9年1月20日,譚延闿發出號電,喻湘人為“鹿豕”,比非洲的黑奴還不如。

到北京的湘人請願團分為二組,一為學生請願團,控拆??兵侵占學校,停發教育經費,驅逐教育界名人等罪行;一為各界請願團,陳述張敬堯縱兵殃民及貪汙搜刮種種事實。

北京當局答復請願團說:“易督事的困難關鍵在於湖南是軍事前方,恐怕牽一發而動全局,政府不是不了解湖南人民心意,現在政府打算先選派一個省長分他的權,可是這一點也難於辦到,政府覺得愧對湖南。”前吉林省長郭宗熙反駁說:“現在是責任內閣,責任內閣就談不到慚愧二字。”這時國務總理還是靳雲鵬,靳雖想換張,卻有心無力,所以面對湘人的責難,只好作揖打拱。

範源濂領銜控張敬堯禍湘五大罪,末了幾句話說:“如以湘省為中華民國之土地,湘人為中華民國之人民,則請先去禍湘之人,更施福湘之政。”他自己拿呈文遞到徐世昌手裏,聲明所控如有一件不實,願受反坐處分。

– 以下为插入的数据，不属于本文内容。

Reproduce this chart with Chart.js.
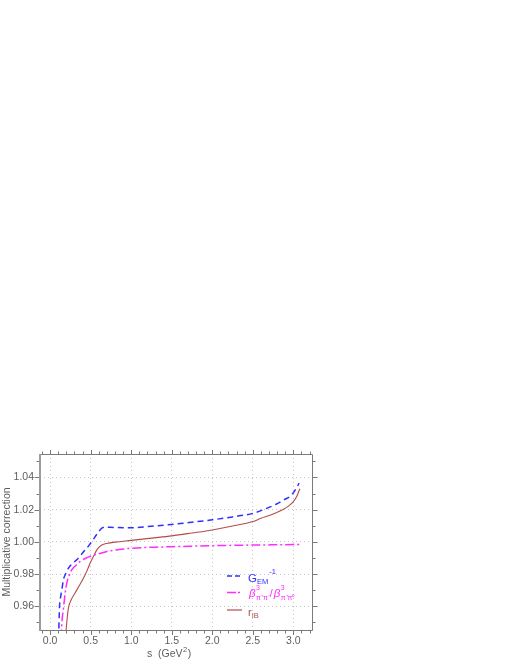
<!DOCTYPE html>
<html>
<head>
<meta charset="utf-8">
<script src="https://cdn.jsdelivr.net/npm/chart.js@4/dist/chart.umd.min.js"></script>
<style>
  html, body { margin: 0; padding: 0; background: #ffffff; }
  #wrap { position: relative; width: 510px; height: 660px; }
</style>
</head>
<body>
<div id="wrap"><canvas id="c" width="510" height="660"></canvas></div>
<script>
// ---- data ----
const xTickValues = [0.0, 0.5, 1.0, 1.5, 2.0, 2.5, 3.0];
const yTickValues = [0.96, 0.98, 1.00, 1.02, 1.04];

const sGem = [0.105, 0.115, 0.13, 0.144, 0.164, 0.19, 0.226, 0.27, 0.329, 0.38, 0.432, 0.475, 0.515, 0.58, 0.638, 0.68, 0.74, 1.00, 1.25, 1.50, 1.75, 2.00, 2.25, 2.50, 2.63, 2.78, 2.88, 2.98, 3.05, 3.07];
const gemInv = [0.940, 0.959, 0.966, 0.970, 0.9765, 0.980, 0.9837, 0.9863, 0.9889, 0.9918, 0.995, 0.9975, 1.0002, 1.005, 1.0085, 1.0092, 1.0090, 1.0088, 1.0097, 1.0108, 1.0122, 1.0137, 1.0155, 1.0177, 1.0200, 1.0232, 1.0260, 1.0292, 1.0345, 1.0365];

const sBeta = [0.135, 0.145, 0.165, 0.185, 0.206, 0.235, 0.268, 0.32, 0.37, 0.44, 0.515, 0.60, 0.70, 0.85, 1.00, 1.30, 1.60, 2.00, 2.50, 3.00, 3.10];
const betaRatio = [0.940, 0.950, 0.959, 0.968, 0.9745, 0.979, 0.9827, 0.9855, 0.9878, 0.9898, 0.9913, 0.9926, 0.9940, 0.9952, 0.9960, 0.9967, 0.9971, 0.9976, 0.9980, 0.9983, 0.9984];

const sRib = [0.19, 0.20, 0.226, 0.26, 0.309, 0.36, 0.412, 0.45, 0.494, 0.54, 0.576, 0.61, 0.638, 0.68, 0.72, 0.80, 1.00, 1.25, 1.50, 1.75, 2.00, 2.25, 2.50, 2.60, 2.72, 2.84, 2.94, 3.00, 3.04, 3.08];
const rIB = [0.940, 0.947, 0.959, 0.964, 0.9683, 0.9728, 0.9775, 0.9815, 0.9868, 0.9915, 0.9950, 0.9970, 0.9981, 0.9988, 0.9992, 0.9998, 1.0009, 1.0023, 1.0037, 1.0055, 1.0074, 1.0098, 1.0126, 1.0146, 1.0167, 1.0193, 1.0222, 1.0250, 1.0280, 1.0330];

const BLUE = '#2f2fff';
const MAGENTA = '#ff2bff';
const BROWN = '#b24c4c';
const TEXT = '#5e5e5e';
const FONT = '"Liberation Sans", Arial, sans-serif';

function pts(xs, ys) { return xs.map((x, i) => ({ x: x, y: ys[i] })); }

function drawRich(ctx, x, y, parts, color) {
  ctx.save();
  ctx.fillStyle = color;
  ctx.textBaseline = 'alphabetic';
  ctx.textAlign = 'left';
  let cx = x;
  for (const p of parts) {
    ctx.font = (p.italic ? 'italic ' : '') + p.size + 'px ' + FONT;
    ctx.fillText(p.t, cx, y + (p.dy || 0));
    const w = ctx.measureText(p.t).width;
    if (!p.stack) cx += w + (p.gap || 0);
  }
  ctx.restore();
  return cx;
}

const framePlugin = {
  id: 'frame',
  afterDraw(chart) {
    const { ctx, chartArea: a, scales } = chart;
    const xs = scales.x, ys = scales.y;
    ctx.save();
    // frame
    ctx.strokeStyle = '#7a7a7a';
    ctx.lineWidth = 1;
    ctx.beginPath();
    ctx.moveTo(a.left, a.top + 0.5); ctx.lineTo(a.right + 0.5, a.top + 0.5);
    ctx.lineTo(a.right + 0.5, a.bottom + 0.5); ctx.lineTo(a.left, a.bottom + 0.5);
    ctx.stroke();
    ctx.strokeStyle = '#9c9c9c';
    ctx.lineWidth = 2;
    ctx.beginPath();
    ctx.moveTo(a.left, a.top); ctx.lineTo(a.left, a.bottom + 1);
    ctx.stroke();
    // x ticks (top up, bottom down)
    ctx.strokeStyle = '#7a7a7a';
    ctx.lineWidth = 1;
    ctx.beginPath();
    for (let i = -1; i <= 32; i++) {
      const px = Math.round(xs.getPixelForValue(i / 10)) + 0.5;
      if (px < a.left || px > a.right) continue;
      const len = (i % 5 === 0) ? 4 : 2.5;
      ctx.moveTo(px, a.top); ctx.lineTo(px, a.top - len);
      ctx.moveTo(px, a.bottom + 1); ctx.lineTo(px, a.bottom + 1 + len);
    }
    // y ticks (left out, right out)
    for (let i = 95; i <= 105; i++) {
      const py = Math.round(ys.getPixelForValue(i / 100)) + 0.5;
      if (py < a.top || py > a.bottom) continue;
      const len = (i % 2 === 0) ? 4.5 : 2.5;
      ctx.moveTo(a.left - 1, py); ctx.lineTo(a.left - 1 - len, py);
      ctx.moveTo(a.right + 1, py); ctx.lineTo(a.right + 1 + len, py);
    }
    ctx.stroke();

    // x axis title
    ctx.fillStyle = TEXT;
    ctx.font = '10.5px ' + FONT;
    ctx.textBaseline = 'alphabetic';
    ctx.textAlign = 'left';
    let tx = 147;
    const base = 657;
    ctx.fillText('s  (GeV', tx, base);
    tx += ctx.measureText('s  (GeV').width;
    ctx.font = '7.5px ' + FONT;
    ctx.fillText('2', tx + 0.5, base - 5);
    tx += ctx.measureText('2').width + 1;
    ctx.font = '10.5px ' + FONT;
    ctx.fillText(')', tx, base);

    // legend
    const lx0 = 227, lx1 = 242;
    const rows = [
      { y: 576, color: BLUE, dash: [5, 3], w: 1.5 },
      { y: 592.5, color: MAGENTA, dash: [9, 2, 2, 2], w: 1.5 },
      { y: 610, color: BROWN, dash: [], w: 1.2 }
    ];
    for (const r of rows) {
      ctx.strokeStyle = r.color;
      ctx.lineWidth = r.w;
      ctx.setLineDash(r.dash);
      ctx.beginPath();
      ctx.moveTo(lx0, r.y); ctx.lineTo(lx1, r.y);
      ctx.stroke();
    }
    ctx.setLineDash([]);
    ctx.restore();

    drawRich(ctx, 248, 581.5, [
      { t: 'G', size: 11.5 },
      { t: 'EM', size: 7.5, dy: 2.5, gap: 1 },
      { t: '-1', size: 7.5, dy: -8 }
    ], BLUE);

    drawRich(ctx, 249, 597, [
      { t: '\u03B2', size: 11.5, italic: true, gap: 0.5 },
      { t: '3', size: 7, dy: -7, stack: true },
      { t: '\u03C0\u207A\u03C0\u207B', size: 7, dy: 2.5 },
      { t: '/', size: 10.5, gap: 1 },
      { t: '\u03B2', size: 11.5, italic: true, gap: 0.5 },
      { t: '3', size: 7, dy: -7, stack: true },
      { t: '\u03C0\u207A\u03C0\u2070', size: 7, dy: 2.5 }
    ], MAGENTA);

    drawRich(ctx, 248, 615.5, [
      { t: 'r', size: 11 },
      { t: 'IB', size: 7.5, dy: 2 }
    ], BROWN);
  }
};

new Chart(document.getElementById('c'), {
  type: 'line',
  data: {
    datasets: [
      { label: 'G_EM^-1', data: pts(sGem, gemInv), borderColor: BLUE, borderWidth: 1.5, borderDash: [6, 4], pointRadius: 0, fill: false, cubicInterpolationMode: 'monotone' },
      { label: 'beta ratio', data: pts(sBeta, betaRatio), borderColor: MAGENTA, borderWidth: 1.5, borderDash: [9, 3, 2, 3], pointRadius: 0, fill: false, cubicInterpolationMode: 'monotone' },
      { label: 'r_IB', data: pts(sRib, rIB), borderColor: BROWN, borderWidth: 1.1, pointRadius: 0, fill: false, cubicInterpolationMode: 'monotone' }
    ]
  },
  options: {
    responsive: false,
    animation: false,
    events: [],
    layout: { padding: { left: 0, top: 454, right: 198, bottom: 0 } },
    plugins: { legend: { display: false }, tooltip: { enabled: false }, title: { display: false } },
    scales: {
      x: {
        type: 'linear',
        min: -0.125,
        max: 3.23,
        afterBuildTicks: (s) => { s.ticks = xTickValues.map(v => ({ value: v })); },
        afterFit: (s) => { s.height = 30; },
        grid: { color: '#c4c4c4', lineWidth: 1, drawTicks: false },
        border: { display: false, dash: [1, 3] },
        ticks: {
          color: TEXT, padding: 5, maxRotation: 0, autoSkip: false,
          font: { family: FONT, size: 10.5 },
          callback: (v) => Number(v).toFixed(1)
        },
        title: { display: false }
      },
      y: {
        type: 'linear',
        min: 0.9452,
        max: 1.0546,
        afterBuildTicks: (s) => { s.ticks = yTickValues.map(v => ({ value: v })); },
        afterFit: (s) => { s.width = 40; },
        grid: { color: '#c4c4c4', lineWidth: 1, drawTicks: false },
        border: { display: false, dash: [1, 3] },
        ticks: {
          color: TEXT, padding: 6, autoSkip: false,
          font: { family: FONT, size: 10.5 },
          callback: (v) => Number(v).toFixed(2)
        },
        title: {
          display: true, text: 'Multiplicative correction', color: TEXT,
          font: { family: FONT, size: 10.5 }, padding: { top: 1, bottom: 0 }
        }
      }
    }
  },
  plugins: [framePlugin]
});
</script>
</body>
</html>
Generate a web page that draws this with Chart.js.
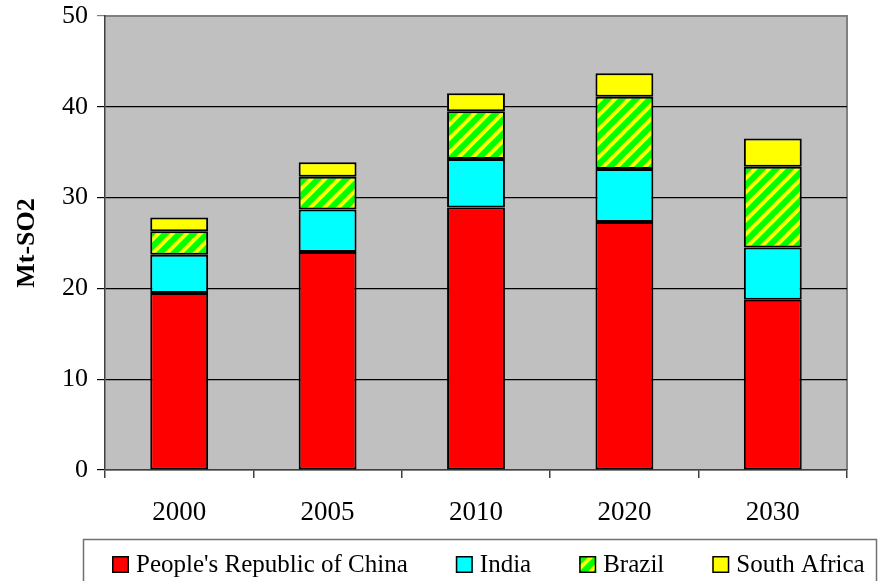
<!DOCTYPE html>
<html><head><meta charset="utf-8">
<script src="https://cdn.jsdelivr.net/npm/chart.js@4.4.1/dist/chart.umd.min.js"></script>
<style>html,body{margin:0;padding:0;background:#fff;} #wrap{width:880px;height:581px;position:relative;}</style>
</head><body><div id="wrap"><canvas id="c" width="880" height="581"></canvas></div>
<script>
const categories = ['2000', '2005', '2010', '2020', '2030'];
const seriesNames = ["People's Republic of China", 'India', 'Brazil', 'South Africa'];
const china = [19.5, 24.0, 28.9, 27.3, 18.75];
const india = [4.2, 4.7, 5.35, 5.85, 5.75];
const brazil = [2.6, 3.6, 5.25, 7.95, 8.9];
const southAfrica = [1.5, 1.6, 2.0, 2.6, 3.1];
const yTicks = [0, 10, 20, 30, 40, 50];
const yTitle = 'Mt-SO2';

const FONT = '"Liberation Serif", "Times New Roman", serif';

function makeStripePattern() {
  const s = 14;
  const cv = document.createElement('canvas');
  cv.width = s; cv.height = s;
  const g = cv.getContext('2d');
  g.fillStyle = '#00FF00';
  g.fillRect(0, 0, s, s);
  g.strokeStyle = '#FFFF00';
  g.lineWidth = 4;
  [[-s, s, s, -s], [0, s, s, 0], [0, 2 * s, 2 * s, 0]].forEach(l => {
    g.beginPath(); g.moveTo(l[0] - s / 2, l[1] + s / 2); g.lineTo(l[2] + s / 2, l[3] - s / 2); g.stroke();
  });
  return g.createPattern(cv, 'repeat');
}
const stripes = makeStripePattern();

const seriesValues = [china, india, brazil, southAfrica];
const seriesFills = ['#FF0000', '#00FFFF', stripes, '#FFFF00'];

const plotBg = {
  id: 'plotBg',
  beforeDraw(chart) {
    const { ctx, chartArea: a } = chart;
    ctx.save();
    ctx.fillStyle = '#C0C0C0';
    ctx.fillRect(a.left, a.top, a.right - a.left, a.bottom - a.top);
    ctx.strokeStyle = '#808080';
    ctx.lineWidth = 2;
    ctx.beginPath();
    ctx.moveTo(a.left, a.top); ctx.lineTo(a.right, a.top); ctx.lineTo(a.right, a.bottom);
    ctx.stroke();
    ctx.restore();
  }
};

const customLegend = {
  id: 'customLegend',
  afterDraw(chart) {
    const { ctx } = chart;
    ctx.save();
    ctx.strokeStyle = '#707070';
    ctx.lineWidth = 1.5;
    ctx.strokeRect(83.5, 539.5, 793, 60);
    ctx.font = '25px ' + FONT;
    ctx.textBaseline = 'alphabetic';
    let x = 112;
    const box = 17, gap = 7, itemGap = 48;
    chart.data.datasets.forEach(ds => {
      ctx.fillStyle = ds.backgroundColor;
      ctx.fillRect(x, 556, box, box);
      ctx.strokeStyle = '#000';
      ctx.lineWidth = 1.5;
      ctx.strokeRect(x + 0.75, 556.75, box - 1.5, box - 1.5);
      ctx.fillStyle = '#000';
      const tx = x + box + gap;
      ctx.fillText(ds.label, tx, 572);
      x = tx + ctx.measureText(ds.label).width + itemGap;
    });
    ctx.restore();
  }
};

new Chart(document.getElementById('c'), {
  type: 'bar',
  data: {
    labels: categories,
    datasets: seriesNames.map((n, i) => ({
      label: n,
      data: seriesValues[i],
      backgroundColor: seriesFills[i],
      borderColor: '#000',
      borderWidth: 2,
      borderSkipped: false,
      categoryPercentage: 1,
      barPercentage: 0.39
    }))
  },
  options: {
    responsive: false,
    animation: false,
    devicePixelRatio: 1,
    layout: { padding: { top: 16, left: 0, right: 33, bottom: 0 } },
    plugins: { legend: { display: false }, tooltip: { enabled: false } },
    scales: {
      x: {
        stacked: true,
        grid: { drawOnChartArea: false, drawTicks: true, tickLength: 8, color: '#404040', lineWidth: 1.5 },
        border: { color: '#404040', width: 1.5 },
        ticks: { color: '#000', font: { family: FONT, size: 27 }, padding: 19 },
        afterFit(s) { s.height = 111; s.paddingLeft = 0; s.paddingRight = 0; }
      },
      y: {
        stacked: true,
        min: 0, max: 50,
        afterBuildTicks(s) { s.ticks = yTicks.map(v => ({ value: v })); },
        grid: {
          color: c => (c.tick && c.tick.value === 50) ? '#808080' : '#000',
          lineWidth: 1.2,
          tickLength: 8
        },
        border: { color: '#404040', width: 1.5 },
        ticks: { color: '#000', font: { family: FONT, size: 26 }, padding: 9 },
        title: { display: true, text: yTitle, color: '#000', font: { family: FONT, size: 26, weight: 'bold' }, padding: { top: 12, bottom: 0 } },
        afterFit(s) { s.width = 105; s.paddingTop = 0; s.paddingBottom = 0; }
      }
    }
  },
  plugins: [plotBg, customLegend]
});
</script>
</body></html>
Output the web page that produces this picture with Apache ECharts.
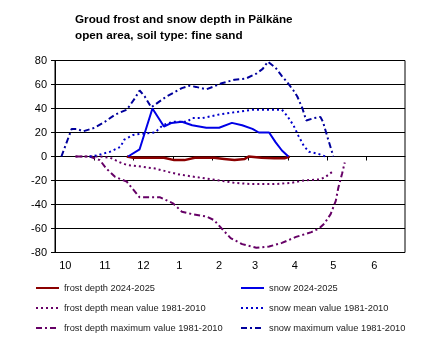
<!DOCTYPE html>
<html>
<head>
<meta charset="utf-8">
<script src="https://cdn.jsdelivr.net/npm/echarts@6/dist/echarts.min.js"></script>
<style>
  html, body { margin: 0; padding: 0; background: #fff; }
  #chart { width: 430px; height: 352px; }
</style>
</head>
<body>
<div id="chart"></div>
<script>
// x = days from 1 October, y = cm (snow positive, frost negative)
const monthLabels = ["10", "11", "12", "1", "2", "3", "4", "5", "6"];
const labelDays = [8, 39, 69, 97, 128, 156, 187, 217, 249];
const monthStarts = [31, 61, 92, 123, 151, 182, 212, 243];

const frostNow = [[56, 0], [61, -1], [85, -1], [93, -3], [101, -3], [109, -1], [124, -1], [132, -2],
  [140, -3], [148, -2], [151, 0], [161, -1], [171, -1.5], [179, -1.5], [183, 0]];
const frostMean = [[16, 0], [35, 0], [43, -1], [51, -5], [56, -7], [64, -8], [78, -10], [89, -13],
  [97, -15], [109, -17], [122, -19], [134, -21], [140, -22], [153, -23], [171, -23], [184, -22],
  [194, -20], [207, -19], [211, -17], [216, -13]];
const frostMax = [[16, 0], [27, 0], [35, -3], [40, -10], [47, -17], [56, -21], [66, -34], [82, -34],
  [92, -39], [99, -46], [107, -48], [118, -50], [124, -53], [130, -60], [137, -68], [146, -73],
  [157, -76], [167, -75], [177, -72], [188, -67], [200, -63], [206, -60], [210, -56], [215, -48],
  [219, -37], [221, -26], [224, -14], [226, -5]];
const snowNow = [[57, 0], [66, 6], [76, 40], [85, 25], [91, 28], [99, 29], [107, 26], [118, 24],
  [128, 24], [138, 28], [146, 26], [154, 23], [159, 20], [167, 20], [172, 12], [177, 5], [182, 0]];
const snowMean = [[27, 0], [33, 1], [43, 4], [51, 8], [54, 14], [61, 18], [68, 19], [78, 20],
  [84, 26], [92, 29], [103, 29], [107, 32], [115, 32], [128, 35], [141, 37], [154, 39], [167, 39],
  [177, 39], [181, 34], [186, 26], [190, 17], [194, 9], [198, 4], [206, 2], [211, 0]];
const snowMax = [[5, 0], [13, 23], [17, 23], [22, 21], [31, 24], [39, 29], [47, 35], [56, 39],
  [62, 48], [66, 55], [70, 50], [75, 41], [87, 50], [99, 57], [105, 59], [110, 58], [118, 56],
  [123, 58], [130, 61], [140, 64], [149, 65], [157, 69], [162, 73], [166, 79], [172, 74], [177, 67],
  [181, 62], [186, 55], [189, 50], [193, 40], [196, 30], [202, 32], [207, 33], [209, 29], [212, 18],
  [214, 11], [216, 4], [217, 0]];

const font = 'Arial, "Liberation Sans", sans-serif';
const dotted = [2, 3];
const dashDot = [6, 3, 2, 3];

const chart = echarts.init(document.getElementById("chart"));

function line(name, data, color, type, width) {
  return {
    name: name,
    type: "line",
    data: data,
    symbol: "none",
    lineStyle: { color: color, width: width || 2, type: type },
    itemStyle: { color: color },
    animation: false
  };
}

const legendBase = {
  orient: "vertical",
  top: 277,
  itemWidth: 23,
  itemHeight: 12,
  itemGap: 8,
  itemStyle: { opacity: 0 },
  textStyle: { fontFamily: font, fontSize: 9.3, color: "#222", lineHeight: 12 }
};

chart.setOption({
  animation: false,
  title: {
    text: "Groud frost and snow depth in Pälkäne\nopen area, soil type: fine sand",
    left: 70,
    top: 7,
    textStyle: { fontFamily: font, fontSize: 11.7, fontWeight: "bold", color: "#000", lineHeight: 16 }
  },
  legend: [
    Object.assign({}, legendBase, {
      left: 30,
      data: ["frost depth 2024-2025", "frost depth mean value 1981-2010", "frost depth maximum value 1981-2010"]
    }),
    Object.assign({}, legendBase, {
      left: 235,
      data: ["snow 2024-2025", "snow mean value 1981-2010", "snow maximum value 1981-2010"]
    })
  ],
  grid: {
    left: 55,
    right: 25,
    top: 60.5,
    bottom: 99.5,
    show: true,
    borderColor: "#000",
    borderWidth: 1
  },
  xAxis: [
    {
      type: "value",
      min: 0,
      max: 273,
      axisLine: { onZero: true, lineStyle: { color: "#000", width: 1 } },
      axisTick: { show: true, customValues: monthStarts, length: 4, lineStyle: { color: "#000" } },
      axisLabel: { show: false },
      splitLine: { show: false }
    },
    {
      type: "value",
      min: 0,
      max: 273,
      position: "bottom",
      axisLine: { show: false, onZero: false },
      axisTick: { show: false },
      splitLine: { show: false },
      axisLabel: {
        customValues: labelDays,
        margin: 8,
        fontFamily: font,
        fontSize: 11,
        color: "#000",
        formatter: function (v) {
          const i = labelDays.indexOf(v);
          return i >= 0 ? monthLabels[i] : "";
        }
      }
    }
  ],
  yAxis: {
    type: "value",
    min: -80,
    max: 80,
    interval: 20,
    axisLine: { show: true, lineStyle: { color: "#000" } },
    axisTick: { show: true, length: 4, lineStyle: { color: "#000" } },
    axisLabel: { fontFamily: font, fontSize: 11, color: "#000", margin: 8 },
    splitLine: { lineStyle: { color: "#000", width: 1 } }
  },
  series: [
    line("frost depth 2024-2025", frostNow, "#8b0000", "solid", 2.5),
    line("frost depth mean value 1981-2010", frostMean, "#660066", dotted),
    line("frost depth maximum value 1981-2010", frostMax, "#660066", dashDot),
    line("snow 2024-2025", snowNow, "#0000e6", "solid"),
    line("snow mean value 1981-2010", snowMean, "#0000cc", dotted),
    line("snow maximum value 1981-2010", snowMax, "#00009c", dashDot)
  ]
});
</script>
</body>
</html>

北京政府既然不肯撤換張敬堯,請願驅張也毫無結果。吳佩孚雖然贏得湘人的好感,可是他卻撤防北歸。湘人呼天無路,請願無效,最後只好訴諸於湘軍一拼了。這時的湘軍實在可憐,餉械兩缺,番號也只是正規軍一師,和一些雜牌軍,能用的槍支,合起來也只有3000左右,子彈更為缺乏。湖南老百姓自我解嘲地叫他們為“叫化軍”。湘軍一直都和桂軍並肩作戰,而桂軍在裝備和訓練上都比湘軍好,人數也比湘軍多,不過桂軍並不一定是湘軍的同盟軍,而桂系領袖陸榮廷一向就慣於投機取巧,打起仗來把別的部隊擺在前面,自己的部隊留在後面,勝則居功,敗則先退。7年春天桂軍在湖南戰場不戰而退,便是一個極好歷史教訓,現在要靠桂軍尤其是不可能,因為桂系軍閥正在廣東為了統治權和國民黨及滇系在鬥爭,自顧不暇,更不會分散力量來幫助湘軍了。

吳佩孚撤防的時候,私下一再表示“湘事湘人自決”。他自己有志中原,無意留湘,湘軍驅張的戰爭,他就無法顧及。不過他認為湘軍會勝利的,因為趙恒惕是員驍將,占天時地利人和。而張敬堯所部個個都打劫致富,軍隊一有了錢,自然不肯打硬仗。湘軍和湘人救鄉,必然不惜一切拼命,所以他預測槍聲一響,張軍必然是三十六計走為上計,奪路飽載而遁的。